Gibt es also keine Möglichkeit, dem Durchgriff des Steuerstaats zu entkommen? Doch, Bargeld. Bargeld hat für die Kontrollmacht die unangenehme Eigenschaft, dass sich auch harmlose kleine Männer und Frauen von der Straße in Dark Pools treffen können. Wer mit einem Hunderter was an wen bezahlt, das lässt sich im Normalfall nicht nachvollziehen. Also der neue Besitzer kann abstreiten, ihn vom tatsächlichen Käufer erhalten zu haben, der kann abstreiten, ihn dem neuen Besitzer gegeben zu haben. Und beide können natürlich abstreiten, dass es sich um den Kauf von Kokain gehandelt habe.
Genau deshalb, nachdem die Flucht über die Grenze weitgehend vereitelt wurde, mehren sich die Forderungen, dass Bargeld reduziert, abgeschafft, nur in immer kleineren Beträgen verwendet werden darf. Mit der ewig gleichen Begründung: Damit könne kriminelle Verwendung bekämpft werden, und wer nichts zu verbergen habe, könne ja auch nichts dagegen haben. Im Umkehrschluss: Wer gegen die Abschaffung von Bargeld ist, hat etwas zu verbergen.
Nun, da ich in der Schweiz lebe, habe ich wirklich nichts zu verbergen, bin aber ausgesprochen gegen die Abschaffung des Bargelds und gegen die Begrenzung seiner Verwendung. In den meisten EU-Ländern gibt es bereits Obergrenzen, in Italien zum Beispiel 1.000 Euro. Auch eine Bezahlung in Raten ist verboten, um damit diese Grenze zu umgehen. Und selbst innerhalb der EU muss man auf Nachfrage Beträge von mehr als 10.000 Euro angeben. Mitsamt der Erklärung, woher die denn sind und ob sie auch ordentlich versteuert wurden.

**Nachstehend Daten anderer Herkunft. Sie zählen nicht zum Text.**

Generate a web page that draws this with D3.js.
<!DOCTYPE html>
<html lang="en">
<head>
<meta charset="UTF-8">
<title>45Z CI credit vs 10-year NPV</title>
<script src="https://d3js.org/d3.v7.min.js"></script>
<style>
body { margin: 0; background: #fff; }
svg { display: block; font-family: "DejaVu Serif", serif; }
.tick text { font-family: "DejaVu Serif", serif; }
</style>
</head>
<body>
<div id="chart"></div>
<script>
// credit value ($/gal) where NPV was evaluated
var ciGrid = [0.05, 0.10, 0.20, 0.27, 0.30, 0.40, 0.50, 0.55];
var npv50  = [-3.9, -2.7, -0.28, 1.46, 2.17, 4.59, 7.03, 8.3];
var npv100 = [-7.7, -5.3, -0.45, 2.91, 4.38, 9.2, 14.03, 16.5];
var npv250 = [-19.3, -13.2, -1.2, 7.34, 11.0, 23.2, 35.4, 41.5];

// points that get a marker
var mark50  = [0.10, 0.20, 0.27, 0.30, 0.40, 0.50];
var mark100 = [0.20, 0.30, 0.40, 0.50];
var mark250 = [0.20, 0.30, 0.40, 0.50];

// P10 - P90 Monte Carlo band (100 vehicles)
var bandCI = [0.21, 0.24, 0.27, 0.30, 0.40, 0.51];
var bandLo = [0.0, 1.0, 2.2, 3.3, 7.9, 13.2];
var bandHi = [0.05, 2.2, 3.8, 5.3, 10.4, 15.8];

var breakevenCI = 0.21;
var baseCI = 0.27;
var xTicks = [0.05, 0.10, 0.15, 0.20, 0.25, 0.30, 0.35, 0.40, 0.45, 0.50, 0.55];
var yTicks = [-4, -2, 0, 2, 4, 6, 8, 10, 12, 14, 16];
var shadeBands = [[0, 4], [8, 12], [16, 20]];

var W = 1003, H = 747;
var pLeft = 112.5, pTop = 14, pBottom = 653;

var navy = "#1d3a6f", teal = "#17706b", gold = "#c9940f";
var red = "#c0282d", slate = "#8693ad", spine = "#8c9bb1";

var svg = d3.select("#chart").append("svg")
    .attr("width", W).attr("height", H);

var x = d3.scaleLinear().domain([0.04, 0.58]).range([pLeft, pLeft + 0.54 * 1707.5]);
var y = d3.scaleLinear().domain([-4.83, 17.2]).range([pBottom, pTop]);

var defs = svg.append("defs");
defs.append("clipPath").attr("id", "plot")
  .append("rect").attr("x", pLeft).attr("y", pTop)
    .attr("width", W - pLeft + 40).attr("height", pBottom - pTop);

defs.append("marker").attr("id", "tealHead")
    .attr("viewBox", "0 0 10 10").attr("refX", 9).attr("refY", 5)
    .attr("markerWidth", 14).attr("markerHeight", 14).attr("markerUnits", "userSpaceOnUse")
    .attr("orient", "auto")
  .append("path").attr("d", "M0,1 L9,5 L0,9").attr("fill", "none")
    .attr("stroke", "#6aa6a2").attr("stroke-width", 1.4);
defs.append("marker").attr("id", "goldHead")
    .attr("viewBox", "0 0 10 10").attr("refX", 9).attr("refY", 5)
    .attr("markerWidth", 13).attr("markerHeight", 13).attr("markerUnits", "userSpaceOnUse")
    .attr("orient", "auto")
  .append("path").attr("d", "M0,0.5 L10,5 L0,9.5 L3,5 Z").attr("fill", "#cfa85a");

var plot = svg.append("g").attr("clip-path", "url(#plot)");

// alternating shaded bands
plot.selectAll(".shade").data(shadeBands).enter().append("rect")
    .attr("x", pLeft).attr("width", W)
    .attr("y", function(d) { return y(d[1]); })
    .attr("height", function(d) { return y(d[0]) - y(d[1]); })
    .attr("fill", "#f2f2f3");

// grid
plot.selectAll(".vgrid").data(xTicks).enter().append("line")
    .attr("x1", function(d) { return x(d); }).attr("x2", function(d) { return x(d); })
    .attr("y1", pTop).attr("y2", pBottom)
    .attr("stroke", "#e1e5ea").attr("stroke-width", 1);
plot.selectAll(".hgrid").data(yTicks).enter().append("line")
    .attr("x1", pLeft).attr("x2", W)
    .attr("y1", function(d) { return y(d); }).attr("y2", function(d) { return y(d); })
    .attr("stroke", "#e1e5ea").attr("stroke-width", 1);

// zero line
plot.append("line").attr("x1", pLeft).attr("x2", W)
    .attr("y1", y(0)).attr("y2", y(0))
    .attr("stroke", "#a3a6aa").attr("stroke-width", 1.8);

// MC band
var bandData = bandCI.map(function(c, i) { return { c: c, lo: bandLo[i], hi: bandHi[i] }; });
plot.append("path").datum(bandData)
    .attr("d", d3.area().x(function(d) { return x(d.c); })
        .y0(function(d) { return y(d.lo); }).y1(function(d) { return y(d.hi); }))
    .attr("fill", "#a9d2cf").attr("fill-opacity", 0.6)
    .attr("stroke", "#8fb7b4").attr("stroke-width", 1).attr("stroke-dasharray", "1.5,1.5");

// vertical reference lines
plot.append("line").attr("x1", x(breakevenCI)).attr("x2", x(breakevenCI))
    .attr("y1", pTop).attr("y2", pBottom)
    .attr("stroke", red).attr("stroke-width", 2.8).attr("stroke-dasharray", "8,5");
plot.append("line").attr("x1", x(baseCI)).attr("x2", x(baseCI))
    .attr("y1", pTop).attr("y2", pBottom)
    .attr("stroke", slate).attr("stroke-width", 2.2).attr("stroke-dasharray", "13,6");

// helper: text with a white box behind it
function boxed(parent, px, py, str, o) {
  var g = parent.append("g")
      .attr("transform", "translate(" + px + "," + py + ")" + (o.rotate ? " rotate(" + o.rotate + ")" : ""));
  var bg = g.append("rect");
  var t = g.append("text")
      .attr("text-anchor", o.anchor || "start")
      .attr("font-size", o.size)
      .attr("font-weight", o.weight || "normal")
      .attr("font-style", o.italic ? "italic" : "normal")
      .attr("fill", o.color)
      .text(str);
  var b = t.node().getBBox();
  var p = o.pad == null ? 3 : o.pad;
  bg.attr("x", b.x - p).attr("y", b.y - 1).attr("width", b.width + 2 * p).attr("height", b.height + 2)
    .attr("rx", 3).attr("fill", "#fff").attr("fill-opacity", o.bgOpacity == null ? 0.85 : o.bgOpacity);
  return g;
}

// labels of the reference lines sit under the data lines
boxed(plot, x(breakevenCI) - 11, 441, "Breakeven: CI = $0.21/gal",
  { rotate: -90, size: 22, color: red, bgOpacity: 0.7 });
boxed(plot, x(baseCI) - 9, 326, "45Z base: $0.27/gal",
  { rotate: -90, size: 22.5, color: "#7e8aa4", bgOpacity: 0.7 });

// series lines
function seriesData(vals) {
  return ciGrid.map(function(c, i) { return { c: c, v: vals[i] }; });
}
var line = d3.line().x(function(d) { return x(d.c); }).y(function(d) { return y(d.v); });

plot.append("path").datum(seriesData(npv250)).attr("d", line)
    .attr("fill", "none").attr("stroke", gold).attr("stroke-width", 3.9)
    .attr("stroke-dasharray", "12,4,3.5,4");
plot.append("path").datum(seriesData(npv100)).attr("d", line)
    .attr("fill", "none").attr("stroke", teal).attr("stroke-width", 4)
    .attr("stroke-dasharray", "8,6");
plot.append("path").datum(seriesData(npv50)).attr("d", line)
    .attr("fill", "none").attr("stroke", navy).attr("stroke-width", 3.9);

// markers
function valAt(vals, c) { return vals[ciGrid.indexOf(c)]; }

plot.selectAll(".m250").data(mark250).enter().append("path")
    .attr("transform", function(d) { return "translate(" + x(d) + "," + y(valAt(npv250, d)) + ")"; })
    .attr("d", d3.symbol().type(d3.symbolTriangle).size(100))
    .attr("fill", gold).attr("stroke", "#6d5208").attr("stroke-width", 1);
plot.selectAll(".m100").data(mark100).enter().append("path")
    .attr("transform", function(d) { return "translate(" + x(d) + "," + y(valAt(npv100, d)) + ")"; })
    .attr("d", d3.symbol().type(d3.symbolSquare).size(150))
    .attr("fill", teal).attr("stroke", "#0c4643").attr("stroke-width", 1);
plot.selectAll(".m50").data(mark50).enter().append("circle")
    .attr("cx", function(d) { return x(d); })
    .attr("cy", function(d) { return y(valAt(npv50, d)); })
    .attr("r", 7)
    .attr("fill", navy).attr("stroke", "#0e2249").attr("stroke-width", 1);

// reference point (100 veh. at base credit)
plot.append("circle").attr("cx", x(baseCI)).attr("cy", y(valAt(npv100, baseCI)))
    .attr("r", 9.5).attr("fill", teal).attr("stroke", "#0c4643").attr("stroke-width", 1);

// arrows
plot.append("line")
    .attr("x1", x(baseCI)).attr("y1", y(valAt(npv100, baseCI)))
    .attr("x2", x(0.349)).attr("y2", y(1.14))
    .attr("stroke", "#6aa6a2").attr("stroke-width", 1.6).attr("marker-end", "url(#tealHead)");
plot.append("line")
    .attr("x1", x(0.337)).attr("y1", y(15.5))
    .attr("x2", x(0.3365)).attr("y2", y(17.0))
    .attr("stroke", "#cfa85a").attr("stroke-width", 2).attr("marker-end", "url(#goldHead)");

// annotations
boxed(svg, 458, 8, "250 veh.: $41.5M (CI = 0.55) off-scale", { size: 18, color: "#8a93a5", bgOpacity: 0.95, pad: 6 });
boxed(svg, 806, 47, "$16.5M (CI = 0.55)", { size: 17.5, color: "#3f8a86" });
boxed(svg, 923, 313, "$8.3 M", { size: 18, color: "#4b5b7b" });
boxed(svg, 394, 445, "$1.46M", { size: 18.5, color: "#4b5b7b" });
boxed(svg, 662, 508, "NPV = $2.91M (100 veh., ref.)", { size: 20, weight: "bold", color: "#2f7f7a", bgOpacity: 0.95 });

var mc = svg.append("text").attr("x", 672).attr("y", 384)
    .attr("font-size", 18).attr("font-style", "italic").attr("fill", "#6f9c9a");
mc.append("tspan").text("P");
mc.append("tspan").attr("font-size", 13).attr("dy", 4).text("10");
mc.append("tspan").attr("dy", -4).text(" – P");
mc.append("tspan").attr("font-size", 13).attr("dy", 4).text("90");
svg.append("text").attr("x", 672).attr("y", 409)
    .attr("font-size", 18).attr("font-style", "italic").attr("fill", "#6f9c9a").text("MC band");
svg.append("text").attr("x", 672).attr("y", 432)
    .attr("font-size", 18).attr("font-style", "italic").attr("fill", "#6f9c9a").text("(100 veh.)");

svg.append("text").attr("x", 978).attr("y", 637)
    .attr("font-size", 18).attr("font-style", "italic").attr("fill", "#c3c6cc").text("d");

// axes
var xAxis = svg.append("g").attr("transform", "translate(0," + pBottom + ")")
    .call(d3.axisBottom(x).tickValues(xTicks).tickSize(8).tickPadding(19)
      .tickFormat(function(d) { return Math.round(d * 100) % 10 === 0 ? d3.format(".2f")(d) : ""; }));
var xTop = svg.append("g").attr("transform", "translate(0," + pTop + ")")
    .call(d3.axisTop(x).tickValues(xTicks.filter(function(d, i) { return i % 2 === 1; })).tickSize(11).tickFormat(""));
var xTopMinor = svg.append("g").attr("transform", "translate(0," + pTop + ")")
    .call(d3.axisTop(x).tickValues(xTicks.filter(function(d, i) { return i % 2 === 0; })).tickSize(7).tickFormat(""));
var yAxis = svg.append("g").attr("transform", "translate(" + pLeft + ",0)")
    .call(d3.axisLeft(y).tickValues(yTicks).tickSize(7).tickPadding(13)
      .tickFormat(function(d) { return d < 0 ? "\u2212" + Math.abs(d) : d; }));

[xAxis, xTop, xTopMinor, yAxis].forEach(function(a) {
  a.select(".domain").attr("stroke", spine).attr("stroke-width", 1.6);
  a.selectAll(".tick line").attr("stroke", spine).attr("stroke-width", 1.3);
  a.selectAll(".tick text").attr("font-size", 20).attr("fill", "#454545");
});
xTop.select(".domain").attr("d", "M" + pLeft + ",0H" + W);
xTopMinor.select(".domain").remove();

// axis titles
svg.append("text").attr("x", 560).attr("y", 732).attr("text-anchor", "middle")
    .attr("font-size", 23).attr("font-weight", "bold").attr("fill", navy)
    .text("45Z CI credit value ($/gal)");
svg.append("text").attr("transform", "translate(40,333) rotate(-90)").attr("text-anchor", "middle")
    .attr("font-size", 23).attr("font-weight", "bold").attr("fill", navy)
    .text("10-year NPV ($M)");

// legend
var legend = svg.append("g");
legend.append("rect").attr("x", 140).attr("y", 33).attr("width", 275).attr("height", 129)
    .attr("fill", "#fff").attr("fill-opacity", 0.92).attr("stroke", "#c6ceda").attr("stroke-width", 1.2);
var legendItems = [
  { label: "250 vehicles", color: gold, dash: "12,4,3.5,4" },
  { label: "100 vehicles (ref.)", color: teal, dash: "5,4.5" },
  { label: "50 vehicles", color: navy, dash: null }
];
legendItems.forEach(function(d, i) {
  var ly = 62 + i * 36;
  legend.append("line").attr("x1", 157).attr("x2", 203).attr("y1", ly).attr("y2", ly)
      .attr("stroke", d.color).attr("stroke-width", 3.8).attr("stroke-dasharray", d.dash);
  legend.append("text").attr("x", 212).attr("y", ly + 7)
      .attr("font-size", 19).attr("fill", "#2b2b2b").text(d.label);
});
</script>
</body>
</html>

Die Schweizer zahlen am liebsten bar
Auch in der Schweiz, den müden Eidgenossen, die sich nicht mehr wirklich für ihren Finanzplatz wehren wollen, sei’s geklagt, gelten ebenfalls solche Grenzen. Wer mehr als 10.000 Franken auf die Bank bringt, muss sich erklären. Wobei: „Habe ich im Casino gewonnen“ normalerweise akzeptiert wird. Oder er bringt mehrere Male Beträge, die unter 10.000 liegen, auf die Bank. Tut er das nicht täglich und regelmäßig, sieht sich auch hier die Bank kaum bemüßigt, ihrer Pflicht im Rahmen des Geldwäschereigesetzes nachzukommen und die Herkunft abzuklären.
Aber an der Bahnhofstraße in Zürich kann doch immer noch eine Rolex mit Brillanten auch für über 100.000 Franken in Cash bezahlt werden? Genauso wie eine glückliche Schweizer Kuh auf dem Viehmarkt? Genauso wie Immobilien, Antiquitäten? Richtig; und wenn der Scheich die rundum mit Protzdiamanten bestückte Uhr für 300.000 kaufen will, dann ist’s auch okay, wenn er und zwei Bodyguards jeweils einen Drittel offiziell auf den Tisch des Hauses legen.
Es ist bezeichnend, dass die Schweizer bis heute Bargeld lieben und immer noch stramme zwei Drittel ihrer Zahlungen bar abwickelt. Wofür sie auch gerne die 1.000er-Note benutzen, falls sie größere Summen begleichen müssen. Aha, die Schweiz, ein Volk von Steuerhinterziehern und Schwarzgeldbenutzern, wo jeder Drogenhändler, Kriminelle und sonst suspekte Ausländer fröhlich schwarzes und schmutziges Geld unter die Leute bringen kann?
Gemach. In erster Linie benutzt der Schweizer Bargeld nicht aus finsteren Absichten. Sondern nach der Devise: goht di nüt ah. Das ist Dialekt für: geht keinen was an. Ein gesundes Prinzip. Leider für Euro-Untertanen nur sehr begrenzt anwendbar. Liebe Leser, da sieht man es mal wieder: Reich sein ist doch besser als arm sein. Man hat zwar mehr Sorgen ums Geld, aber auch mehr Möglichkeiten, es in Sicherheit zu bringen. Allerdings: Das neue Prekariat, früher Mittelstand genannt, ist mangels genügend Nullen hinter der ersten Zahl des Vermögensstands gekniffen.